Eleven archetypes — a motivational-styles model.
what-world-way is a motivational-styles model, not a trait-only test. Nine of the eleven animals reframe the Enneagram type structure — Stag the Steward, Eagle the Visionary, Fox the Explorer, Owl the Sage, and so on — each animal a stable pattern of what someone is moved by and the role they give the world. The Enneagram tradition supplies the motivational structure; the Big Five supplies the empirical anchor (Sutton, Allinson & Williams 2013 found average r ≈ 0.53 between Enneagram types and Big Five domains).
Two additions sit alongside the nine. Beaver — the Builder — names the institution-architect motivation that classical Enneagram distributes awkwardly across other types; it's anchored in the McCarthy et al. (2023) founder-personality clusters. Chameleon — the Open — names the population whose pattern isn't a single fixation but a family of motivational fluidities across contexts. Around 5–10% of people land here, and the research synthesis we draw on (filed May 2026) confirms this catches several real sub-populations — neurotypical low-fixation, autism-spectrum, alexithymic non-autistic, vertically-developed — held under one capability-positive name rather than scattered across worse-fitting types. The inclusivity principle is plain: a framework for people shouldn't leave one in four out in the cold or in the wrong house.

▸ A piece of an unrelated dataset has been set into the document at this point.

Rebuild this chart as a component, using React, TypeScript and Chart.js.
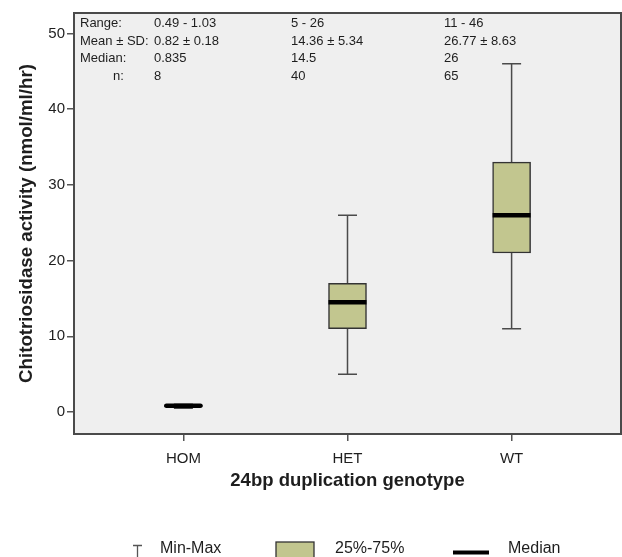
import React, { useEffect, useRef } from 'react';
import { Chart, registerables } from 'chart.js';

Chart.register(...registerables);

const FONT = '"Liberation Sans", Arial, Helvetica, sans-serif';

// ---- data ----
const categories = ['HOM', 'HET', 'WT'];
const minValues = [0.49, 5, 11];
const q1Values = [0.72, 11, 21];
const medianValues = [0.835, 14.5, 26];
const q3Values = [0.95, 17, 33];
const maxValues = [1.03, 26, 46];
const yTicks = [0, 10, 20, 30, 40, 50];

const statLabels = ['Range:', 'Mean ± SD:', 'Median:', 'n:'];
const statRange = ['0.49 - 1.03', '5 - 26', '11 - 46'];
const statMeanSd = ['0.82 ± 0.18', '14.36 ± 5.34', '26.77 ± 8.63'];
const statMedian = ['0.835', '14.5', '26'];
const statN = ['8', '40', '65'];

const legendLabels = ['Min-Max', '25%-75%', 'Median'];

// ---- styles ----
const BOX_FILL = '#c2c68f';
const BOX_EDGE = '#333333';
const WHISKER = '#4a4a4a';
const PLOT_BG = '#efefef';
const FRAME = '#4a4a4a';
const TEXT = '#1e1e1e';
const BOX_W = 38;
const CAP_W = 19;

const boxPlugin = {
  id: 'boxParts',
  beforeDraw(chart: any) {
    const { ctx, chartArea: a } = chart;
    ctx.save();
    ctx.fillStyle = PLOT_BG;
    ctx.fillRect(a.left, a.top, a.right - a.left, a.bottom - a.top);
    ctx.restore();
  },
  beforeDatasetsDraw(chart: any) {
    const { ctx } = chart;
    const xs = chart.scales.x;
    const ys = chart.scales.y;
    ctx.save();
    ctx.strokeStyle = WHISKER;
    ctx.lineWidth = 1.5;
    categories.forEach((_, i) => {
      const x = xs.getPixelForValue(i + 1);
      const yMin = ys.getPixelForValue(minValues[i]);
      const yMax = ys.getPixelForValue(maxValues[i]);
      const yQ1 = ys.getPixelForValue(q1Values[i]);
      const yQ3 = ys.getPixelForValue(q3Values[i]);
      ctx.beginPath();
      ctx.moveTo(x, yMax);
      ctx.lineTo(x, yQ3);
      ctx.moveTo(x, yQ1);
      ctx.lineTo(x, yMin);
      ctx.moveTo(x - CAP_W / 2, yMax);
      ctx.lineTo(x + CAP_W / 2, yMax);
      ctx.moveTo(x - CAP_W / 2, yMin);
      ctx.lineTo(x + CAP_W / 2, yMin);
      ctx.stroke();
    });
    ctx.restore();
  },
  afterDatasetsDraw(chart: any) {
    const { ctx } = chart;
    const xs = chart.scales.x;
    const ys = chart.scales.y;
    ctx.save();
    ctx.strokeStyle = '#000';
    ctx.lineWidth = 4.5;
    categories.forEach((_, i) => {
      const x = xs.getPixelForValue(i + 1);
      const y = ys.getPixelForValue(medianValues[i]);
      const boxH = ys.getPixelForValue(q1Values[i]) - ys.getPixelForValue(q3Values[i]);
      const round = boxH < 6;
      ctx.lineCap = round ? 'round' : 'butt';
      const half = round ? BOX_W / 2 - 2 : BOX_W / 2;
      ctx.beginPath();
      ctx.moveTo(x - half, y);
      ctx.lineTo(x + half, y);
      ctx.stroke();
    });
    ctx.restore();
  },
  afterDraw(chart: any) {
    const { ctx, chartArea: a } = chart;
    ctx.save();
    // frame
    ctx.strokeStyle = FRAME;
    ctx.lineWidth = 2;
    ctx.strokeRect(a.left, a.top, a.right - a.left, a.bottom - a.top);

    // statistics text
    ctx.fillStyle = TEXT;
    ctx.font = `13px ${FONT}`;
    ctx.textBaseline = 'middle';
    ctx.textAlign = 'left';
    const rowY = [23.5, 41.2, 58.8, 76.2];
    const labelX = [a.left + 6, a.left + 6, a.left + 6, a.left + 39];
    const colX = [a.left + 80, a.left + 217, a.left + 370];
    const rows = [statRange, statMeanSd, statMedian, statN];
    statLabels.forEach((lab, r) => {
      ctx.fillText(lab, labelX[r], rowY[r]);
      rows[r].forEach((val, c) => ctx.fillText(val, colX[c], rowY[r]));
    });

    // legend
    const ly = 549;
    ctx.font = `16px ${FONT}`;
    ctx.strokeStyle = '#555';
    ctx.lineWidth = 1.3;
    ctx.beginPath();
    ctx.moveTo(133, 545.5);
    ctx.lineTo(142, 545.5);
    ctx.moveTo(137.5, 545.5);
    ctx.lineTo(137.5, 560);
    ctx.stroke();
    ctx.fillText(legendLabels[0], 160, ly);

    ctx.fillStyle = BOX_FILL;
    ctx.fillRect(276, 542, 38, 18);
    ctx.strokeStyle = BOX_EDGE;
    ctx.lineWidth = 1.3;
    ctx.strokeRect(276, 542, 38, 18);
    ctx.fillStyle = TEXT;
    ctx.fillText(legendLabels[1], 335, ly);

    ctx.strokeStyle = '#000';
    ctx.lineWidth = 4;
    ctx.beginPath();
    ctx.moveTo(453, 552.5);
    ctx.lineTo(489, 552.5);
    ctx.stroke();
    ctx.fillText(legendLabels[2], 508, ly);
    ctx.restore();
  },
};

export default function App() {
  const ref = useRef<HTMLCanvasElement | null>(null);

  useEffect(() => {
    document.body.style.margin = '0';
    Chart.defaults.font.family = FONT;
    const canvas = ref.current!;
    const tickGrid = {
      drawOnChartArea: false,
      drawTicks: true,
      tickLength: 7,
      tickColor: '#555',
      lineWidth: 1.5,
      offset: false,
    };
    const chart = new Chart(canvas, {
      type: 'bar',
      data: {
        datasets: [
          {
            data: categories.map((_, i) => ({ x: i + 1, y: [q1Values[i], q3Values[i]] })) as any,
            backgroundColor: BOX_FILL,
            borderColor: BOX_EDGE,
            borderWidth: 1.5,
            borderSkipped: false,
            barThickness: BOX_W,
            grouped: false,
          } as any,
        ],
      },
      options: {
        animation: false,
        responsive: false,
        maintainAspectRatio: false,
        events: [],
        layout: { padding: { left: 0, top: 13, right: 1, bottom: 65 } },
        plugins: { legend: { display: false }, tooltip: { enabled: false } },
        scales: {
          x: {
            type: 'linear',
            offset: false,
            min: 1 / 3,
            max: 11 / 3,
            afterBuildTicks: (s: any) => {
              s.ticks = categories.map((_, i) => ({ value: i + 1 }));
            },
            afterFit: (s: any) => {
              s.height = 58;
            },
            ticks: {
              autoSkip: false,
              maxRotation: 0,
              padding: 9,
              color: TEXT,
              font: { family: FONT, size: 15 },
              callback: (v: any) => categories[Math.round(Number(v)) - 1] ?? '',
            },
            grid: tickGrid,
            border: { display: false },
            title: {
              display: true,
              text: '24bp duplication genotype',
              color: TEXT,
              font: { family: FONT, size: 18.5, weight: 'bold' },
              padding: { top: 0, bottom: 0 },
            },
          },
          y: {
            type: 'linear',
            min: -2.9,
            max: 52.7,
            afterBuildTicks: (s: any) => {
              s.ticks = yTicks.map((v) => ({ value: v }));
            },
            afterFit: (s: any) => {
              s.width = 74;
            },
            ticks: {
              padding: 2,
              color: TEXT,
              font: { family: FONT, size: 15 },
            },
            grid: tickGrid,
            border: { display: false },
            title: {
              display: true,
              text: 'Chitotriosidase activity (nmol/ml/hr)',
              color: TEXT,
              font: { family: FONT, size: 18.7, weight: 'bold' },
              padding: { top: 16, bottom: 0 },
            },
          },
        },
      } as any,
      plugins: [boxPlugin],
    });
    return () => chart.destroy();
  }, []);

  return (
    <div style={{ width: 622, height: 557, background: '#fff' }}>
      <canvas ref={ref} width={622} height={557} style={{ width: 622, height: 557, display: 'block' }} />
    </div>
  );
}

Animals are intuitive — you don't need a psychology background to picture a stag holding its ground, an otter inventing in the current, or a chameleon shifting with the light. They travel across cultures, languages, and the gap between formal test and everyday conversation: tell someone you're a Fox and a picture forms. That accessibility is what makes the framework genuinely usable, not just academically defensible.